The Kenya Tea Development Agency claimed that this would encourage tea hawking and reduce farmers’ earnings.

Embu Governor Martin Wambora recently unveiled plans to form a county tea development board to sell the commodity in the three factories in the region. Mr Wambora said the board would be above KTDA in the pecking order and that private tea buyers would be allowed to buy tea in the area.

“We are going to follow the route of Kericho to help farmers earn more money. The move to create the Embu tea board will accelerate competition with the private sector. KTDA will be below our board,” he said.

However, the Embu region KTDA director, Samuel Ireri, and the Mungania Tea Factory chairman, Julius Munthungu, warned that licensing other entities apart from KTDA would cause confusion.

“Many people think KTDA is a parastatal, but it is a private company that acts on behalf of farmers. The agency spearheads the growing, processing and marketing of tea. It pays farmers well and through the KTDA Foundation, supports education, health and environmental programmes,” he said.

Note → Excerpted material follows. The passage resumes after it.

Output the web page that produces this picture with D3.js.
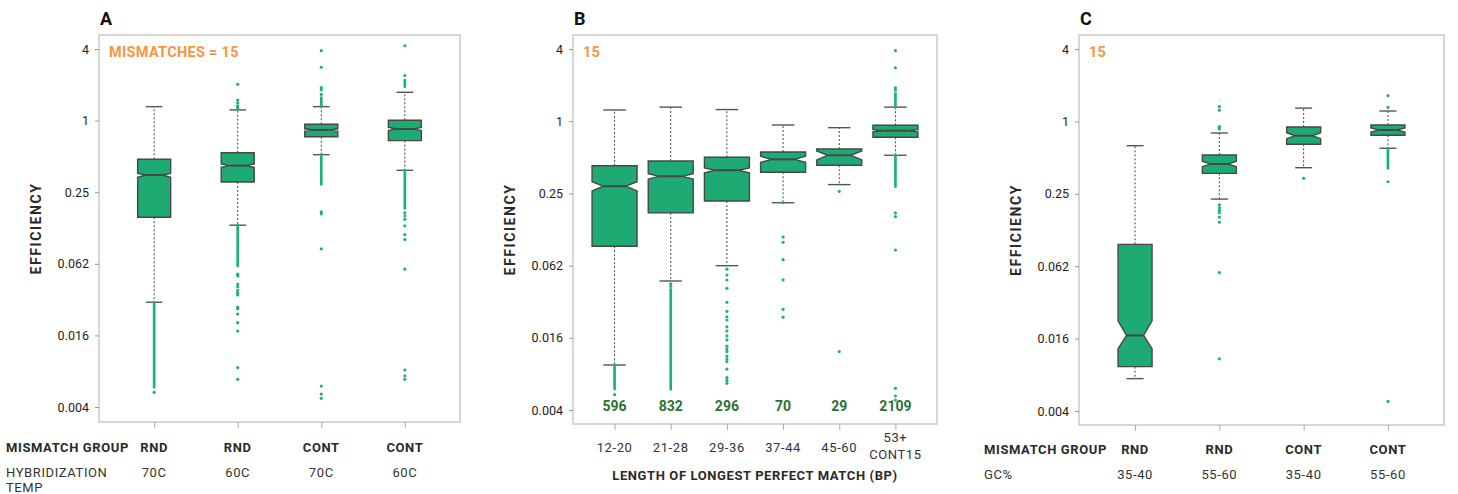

Mr Ireri said some of the factories that were not allied to KTDA were exploiting farmers by paying them as little as Sh20. KTDA, he said, paid Mungania Tea Factory farmers Sh73.50 for a kilo of tea last season.

The officials were speaking after planting fruit seedlings in schools surrounding the factory in a campaign aimed at improving the environment and boosting farmers’ nutrition.

The KTDA officials said the confusion over the role of the agency was caused by some leaders who “do not even know how the tea sector works”.

The head of the KTDA Foundation, Sudi Matara, said the agency had given out 120 tanks to schools in tea zones to help them water plants.